My third post as a guest editor for The Hollywood Reporter's Pret-a-Reporter is an essay about how I made it in the fashion industry.
It all started when I got my first internship at age 16. I was lucky enough to be working closely with Nicole Miller, who was incredibly nurturing. She offered to review my sketches and gave me invaluable insight into how fashion really operates as well as very instrumental design directions.
Being a person who thrives on interacting with interesting people, I was very much on the scene in NYC throughout high school. And that helped me establish a large group of friends in many different places— I made my first dress for Karen Elson when I was just 16.
Thanks to a pre-college summer course at Parsons, I learned about the strategic system of fashion design. From there, I interned at the Costume Institute at the Met — it was incredible! And that really kicked off of my love for the history of fashion — an obsession with the cut of clothing.
During that time, I came across a community of fashion historians and restoration people who propelled my fashion history education. I will never forget the talented curator Richard Martin, who’s since passed. His body of work reflected his inspiring love of fashion as an art form and putting it into historical contexts. He was brilliant and played a pivotal role in my development as a creator.
And then came the daunting question of university and what to study — design school or not? That was a big decision to make. I applied to Central St. Martins and moved to London.
London was my launchpad. It was the place where I was able to submerse myself in the beguiling British culture. My first roommate was my fit model and a dear friend, a writer and model named Jessica Joffe, who I’d met in a nightclub. I’d made her a muse of mine.
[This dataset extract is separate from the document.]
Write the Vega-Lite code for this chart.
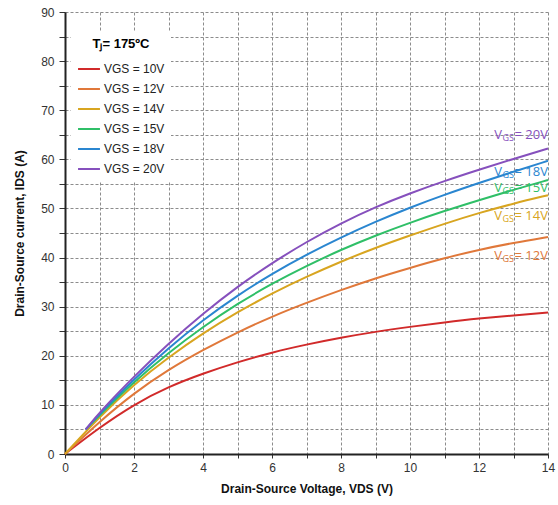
{
  "$schema": "https://vega.github.io/schema/vega-lite/v6.json",
  "width": 483,
  "height": 442,
  "autosize": {"type": "none"},
  "padding": {"left": 65, "top": 12, "right": 10, "bottom": 51},
  "background": "white",
  "config": {"view": {"stroke": null}, "font": "Liberation Sans"},
  "datasets": {
    "curves": [
      {"vgs": "VGS = 10V", "vds": 0, "ids": 0},
      {"vgs": "VGS = 10V", "vds": 1, "ids": 5.4},
      {"vgs": "VGS = 10V", "vds": 2, "ids": 10.1},
      {"vgs": "VGS = 10V", "vds": 3, "ids": 13.7},
      {"vgs": "VGS = 10V", "vds": 4, "ids": 16.4},
      {"vgs": "VGS = 10V", "vds": 5, "ids": 18.7},
      {"vgs": "VGS = 10V", "vds": 6, "ids": 20.7},
      {"vgs": "VGS = 10V", "vds": 7, "ids": 22.3},
      {"vgs": "VGS = 10V", "vds": 8, "ids": 23.7},
      {"vgs": "VGS = 10V", "vds": 9, "ids": 24.9},
      {"vgs": "VGS = 10V", "vds": 10, "ids": 25.9},
      {"vgs": "VGS = 10V", "vds": 11, "ids": 26.8},
      {"vgs": "VGS = 10V", "vds": 12, "ids": 27.6},
      {"vgs": "VGS = 10V", "vds": 13, "ids": 28.2},
      {"vgs": "VGS = 10V", "vds": 14, "ids": 28.8},
      {"vgs": "VGS = 12V", "vds": 0, "ids": 0},
      {"vgs": "VGS = 12V", "vds": 1, "ids": 6.6},
      {"vgs": "VGS = 12V", "vds": 2, "ids": 12.4},
      {"vgs": "VGS = 12V", "vds": 3, "ids": 17.2},
      {"vgs": "VGS = 12V", "vds": 4, "ids": 21.2},
      {"vgs": "VGS = 12V", "vds": 5, "ids": 24.8},
      {"vgs": "VGS = 12V", "vds": 6, "ids": 28.0},
      {"vgs": "VGS = 12V", "vds": 7, "ids": 30.8},
      {"vgs": "VGS = 12V", "vds": 8, "ids": 33.4},
      {"vgs": "VGS = 12V", "vds": 9, "ids": 35.8},
      {"vgs": "VGS = 12V", "vds": 10, "ids": 37.9},
      {"vgs": "VGS = 12V", "vds": 11, "ids": 39.9},
      {"vgs": "VGS = 12V", "vds": 12, "ids": 41.6},
      {"vgs": "VGS = 12V", "vds": 13, "ids": 43.0},
      {"vgs": "VGS = 12V", "vds": 14, "ids": 44.2},
      {"vgs": "VGS = 14V", "vds": 0, "ids": 0},
      {"vgs": "VGS = 14V", "vds": 1, "ids": 7.6},
      {"vgs": "VGS = 14V", "vds": 2, "ids": 14.2},
      {"vgs": "VGS = 14V", "vds": 3, "ids": 19.7},
      {"vgs": "VGS = 14V", "vds": 4, "ids": 24.6},
      {"vgs": "VGS = 14V", "vds": 5, "ids": 28.9},
      {"vgs": "VGS = 14V", "vds": 6, "ids": 32.7},
      {"vgs": "VGS = 14V", "vds": 7, "ids": 36.1},
      {"vgs": "VGS = 14V", "vds": 8, "ids": 39.2},
      {"vgs": "VGS = 14V", "vds": 9, "ids": 42.0},
      {"vgs": "VGS = 14V", "vds": 10, "ids": 44.5},
      {"vgs": "VGS = 14V", "vds": 11, "ids": 46.9},
      {"vgs": "VGS = 14V", "vds": 12, "ids": 49.1},
      {"vgs": "VGS = 14V", "vds": 13, "ids": 51.0},
      {"vgs": "VGS = 14V", "vds": 14, "ids": 52.7},
      {"vgs": "VGS = 15V", "vds": 0.6, "ids": 5.0},
      {"vgs": "VGS = 15V", "vds": 1, "ids": 7.9},
      {"vgs": "VGS = 15V", "vds": 2, "ids": 14.7},
      {"vgs": "VGS = 15V", "vds": 3, "ids": 20.6},
      {"vgs": "VGS = 15V", "vds": 4, "ids": 25.9},
      {"vgs": "VGS = 15V", "vds": 5, "ids": 30.6},
      {"vgs": "VGS = 15V", "vds": 6, "ids": 34.7},
      {"vgs": "VGS = 15V", "vds": 7, "ids": 38.3},
      {"vgs": "VGS = 15V", "vds": 8, "ids": 41.6},
      {"vgs": "VGS = 15V", "vds": 9, "ids": 44.5},
      {"vgs": "VGS = 15V", "vds": 10, "ids": 47.1},
      {"vgs": "VGS = 15V", "vds": 11, "ids": 49.5},
      {"vgs": "VGS = 15V", "vds": 12, "ids": 51.7},
      {"vgs": "VGS = 15V", "vds": 13, "ids": 53.8},
      {"vgs": "VGS = 15V", "vds": 14, "ids": 55.8},
      {"vgs": "VGS = 18V", "vds": 0.6, "ids": 5.0},
      {"vgs": "VGS = 18V", "vds": 1, "ids": 8.2},
      {"vgs": "VGS = 18V", "vds": 2, "ids": 15.2},
      {"vgs": "VGS = 18V", "vds": 3, "ids": 21.6},
      {"vgs": "VGS = 18V", "vds": 4, "ids": 27.3},
      {"vgs": "VGS = 18V", "vds": 5, "ids": 32.3},
      {"vgs": "VGS = 18V", "vds": 6, "ids": 36.7},
      {"vgs": "VGS = 18V", "vds": 7, "ids": 40.6},
      {"vgs": "VGS = 18V", "vds": 8, "ids": 44.1},
      {"vgs": "VGS = 18V", "vds": 9, "ids": 47.3},
      {"vgs": "VGS = 18V", "vds": 10, "ids": 50.2},
      {"vgs": "VGS = 18V", "vds": 11, "ids": 52.8},
      {"vgs": "VGS = 18V", "vds": 12, "ids": 55.2},
      {"vgs": "VGS = 18V", "vds": 13, "ids": 57.5},
      {"vgs": "VGS = 18V", "vds": 14, "ids": 59.7},
      {"vgs": "VGS = 20V", "vds": 0.6, "ids": 5.0},
      {"vgs": "VGS = 20V", "vds": 1, "ids": 8.5},
      {"vgs": "VGS = 20V", "vds": 2, "ids": 15.8},
      {"vgs": "VGS = 20V", "vds": 3, "ids": 22.5},
      {"vgs": "VGS = 20V", "vds": 4, "ids": 28.6},
      {"vgs": "VGS = 20V", "vds": 5, "ids": 34.1},
      {"vgs": "VGS = 20V", "vds": 6, "ids": 38.9},
      {"vgs": "VGS = 20V", "vds": 7, "ids": 43.2},
      {"vgs": "VGS = 20V", "vds": 8, "ids": 47.0},
      {"vgs": "VGS = 20V", "vds": 9, "ids": 50.3},
      {"vgs": "VGS = 20V", "vds": 10, "ids": 53.1},
      {"vgs": "VGS = 20V", "vds": 11, "ids": 55.6},
      {"vgs": "VGS = 20V", "vds": 12, "ids": 57.9},
      {"vgs": "VGS = 20V", "vds": 13, "ids": 60.1},
      {"vgs": "VGS = 20V", "vds": 14, "ids": 62.2}
    ],
    "labels": [
      {"vgs": "VGS = 20V", "vds": 14, "ids": 64.9, "rest": "= 20V"},
      {"vgs": "VGS = 18V", "vds": 14, "ids": 57.5, "rest": "= 18V"},
      {"vgs": "VGS = 15V", "vds": 14, "ids": 54.1, "rest": "= 15V"},
      {"vgs": "VGS = 14V", "vds": 14, "ids": 48.5, "rest": "= 14V"},
      {"vgs": "VGS = 12V", "vds": 14, "ids": 40.3, "rest": "= 12V"}
    ]
  },
  "encoding": {
    "x": {
      "field": "vds",
      "type": "quantitative",
      "scale": {"domain": [0, 14], "nice": false},
      "axis": {
        "title": "Drain-Source Voltage, VDS (V)",
        "values": [0, 1, 2, 3, 4, 5, 6, 7, 8, 9, 10, 11, 12, 13, 14],
        "labelExpr": "datum.value % 2 == 0 ? datum.label : ''",
        "labelFont": "Liberation Sans",
        "labelFontSize": 12,
        "labelColor": "#333333",
        "labelPadding": 4,
        "labelFlush": false,
        "tickSize": 4,
        "tickColor": "#333333",
        "domainColor": "#222222",
        "domainWidth": 2,
        "grid": true,
        "gridColor": "#8c8c8c",
        "gridDash": [3, 2],
        "gridWidth": 1,
        "titleFont": "Liberation Sans",
        "titleFontSize": 12,
        "titleFontWeight": "bold",
        "titleColor": "#111111",
        "titlePadding": 10
      }
    },
    "y": {
      "field": "ids",
      "type": "quantitative",
      "scale": {"domain": [0, 90], "nice": false},
      "axis": {
        "title": "Drain-Source current, IDS (A)",
        "values": [0, 5, 10, 15, 20, 25, 30, 35, 40, 45, 50, 55, 60, 65, 70, 75, 80, 85, 90],
        "labelExpr": "datum.value % 10 == 0 ? datum.label : ''",
        "labelFont": "Liberation Sans",
        "labelFontSize": 12,
        "labelColor": "#333333",
        "labelPadding": 5,
        "labelFlush": false,
        "tickSize": 6,
        "tickColor": "#333333",
        "domainColor": "#222222",
        "domainWidth": 2,
        "grid": true,
        "gridColor": "#8c8c8c",
        "gridDash": [3, 2],
        "gridWidth": 1,
        "titleFont": "Liberation Sans",
        "titleFontSize": 12,
        "titleFontWeight": "bold",
        "titleColor": "#111111",
        "titlePadding": 14
      }
    },
    "color": {
      "field": "vgs",
      "type": "nominal",
      "scale": {
        "domain": ["VGS = 10V", "VGS = 12V", "VGS = 14V", "VGS = 15V", "VGS = 18V", "VGS = 20V"],
        "range": ["#d12a2a", "#e0783a", "#d8a520", "#2fbf67", "#2a86d0", "#8650bd"]
      },
      "legend": null
    }
  },
  "layer": [
    {
      "data": {"name": "curves"},
      "mark": {"type": "line", "interpolate": "basis", "strokeWidth": 2},
      "encoding": {
        "color": {
          "field": "vgs",
          "type": "nominal",
          "legend": {
            "title": "Tⱼ= 175ºC",
            "orient": "none",
            "legendX": 6,
            "legendY": 20,
            "fillColor": "white",
            "padding": 6,
            "symbolType": "stroke",
            "symbolSize": 480,
            "symbolStrokeWidth": 2,
            "labelFont": "Liberation Sans",
            "labelFontSize": 12,
            "labelColor": "#222222",
            "labelOffset": 3,
            "titleFont": "Liberation Sans",
            "titleFontSize": 13,
            "titleFontWeight": "bold",
            "titleColor": "#000000",
            "titleAnchor": "middle",
            "titlePadding": 6,
            "rowPadding": 2
          }
        }
      }
    },
    {
      "data": {"name": "labels"},
      "mark": {"type": "text", "align": "right", "baseline": "middle", "font": "Open Sans", "fontSize": 13, "dx": 0},
      "encoding": {"text": {"field": "rest"}}
    },
    {
      "data": {"name": "labels"},
      "mark": {"type": "text", "text": "GS", "align": "right", "baseline": "middle", "font": "Open Sans", "fontSize": 9, "dx": -34, "dy": 3}
    },
    {
      "data": {"name": "labels"},
      "mark": {"type": "text", "text": "V", "align": "right", "baseline": "middle", "font": "Open Sans", "fontSize": 13, "dx": -46}
    }
  ]
}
I had also met Naomi Campbell in London, who started commissioning pieces from me and began teaching me the essential importance of the perfect fit. She shared with me all of the amazing educational tips she had compiled from working with amazing designers her whole career.
MODERN MUSES: Posen with models Crystal Renn (left) and Erin O'Connor at the Metropolitan Opera's Opening Night, 2012
At that point, press had started — Fashion TV was coming to film in my little basement in London, and Julie Gilhart from Barneys flew in to look at my work. Simultaneously, I was living with my friend, photographer Vanina Sorrenti, who was working for British Vogue. She had established herself as an up-and-coming feminist fashion photographer, so that gave me a real glimpse into the British fashion world.
I turned 21 and I came back to New York for the summer, and I was either going to start looking for a job or start my own line. The interest from retailers was growing: Henri Bendel was visiting my studio — first a junior buyer, then an assistant buyer and finally the fashion director came, and I put on an impromptu show in my parents’ living room — and that led to my first order. We started producing it with one pattern maker and one sewer in my parents’ living room.
We had no money to make an entire collection, so my mom, who had been a corporate lawyer on Wall Street, negotiated that the retailers pay at least half of the order up front. This had not really been done since the 1970s in fashion, but it’s what made it actually feasible.
Subsequently, I received a grant to do my first full fashion show. We had no PR. We were running everything in-house on instincts and intuition. We hired two more sewers and put together our first runway. I had all of my muses and girlfriends, from Jemima Kirke to Erin O’Connor to Paz de la Huerta, in the show. It was a celebration. But then it became a real business — the line got picked up by Neiman Marcus, Saks, Bergdorf and all the major retailers. I was also receiving the love from press — Anna Wintour was a great early supporter and champion of mine, and she has since remained a really close friend and mentor.
After my first show, my upstairs neighbor in the loft where I grew up was going to Harvard, and he introduced me to Natalie Portman. Natalie and I became very good friends and “red-carpet-dated” for multiple events. After my second show, I was flown out to L.A. to do my first trunk show at Tracey Ross. I had never spent a lot of time in L.A. (I don’t drive). Then I met this incredible woman I was staying with named Lisa Love, the West Coast editor of Vogue, and a plethora of extraordinary women, who remain very close to me — Jacqui Getty and Lisa and writer Nona Summers. I definitely fell in love with Los Angeles and found an inspiration in the actresses I dressed. They have become a huge part of my work as a fashion designer today.
Since my first L.A. endeavor, I started going to Oscar week every year. At first, I would go alone and navigate though fittings and what I call the “celebrity dressing PR ninjas.” I was only 22 at the time. It was then that I started training young professionals who come along with me on the trip. Now I’d love to design costumes for film. I’m waiting for the right project, but I’m definitely ready. It’s on my wish list.
When you start as a young designer, you have to overcome some obstacles, some hoops. But it makes you a much stronger artist. Otherwise, you become stuck in a repetitious banal existence. If you really want to create timeless, memorable moments with the work you do, you have to take risks, especially in fashion. Fashion is very much like film, as there’s such a symbiotic relationship between art and commerce. I’m going to quote Stephen Sondheim — “Opportunity is not a lengthy visitor.”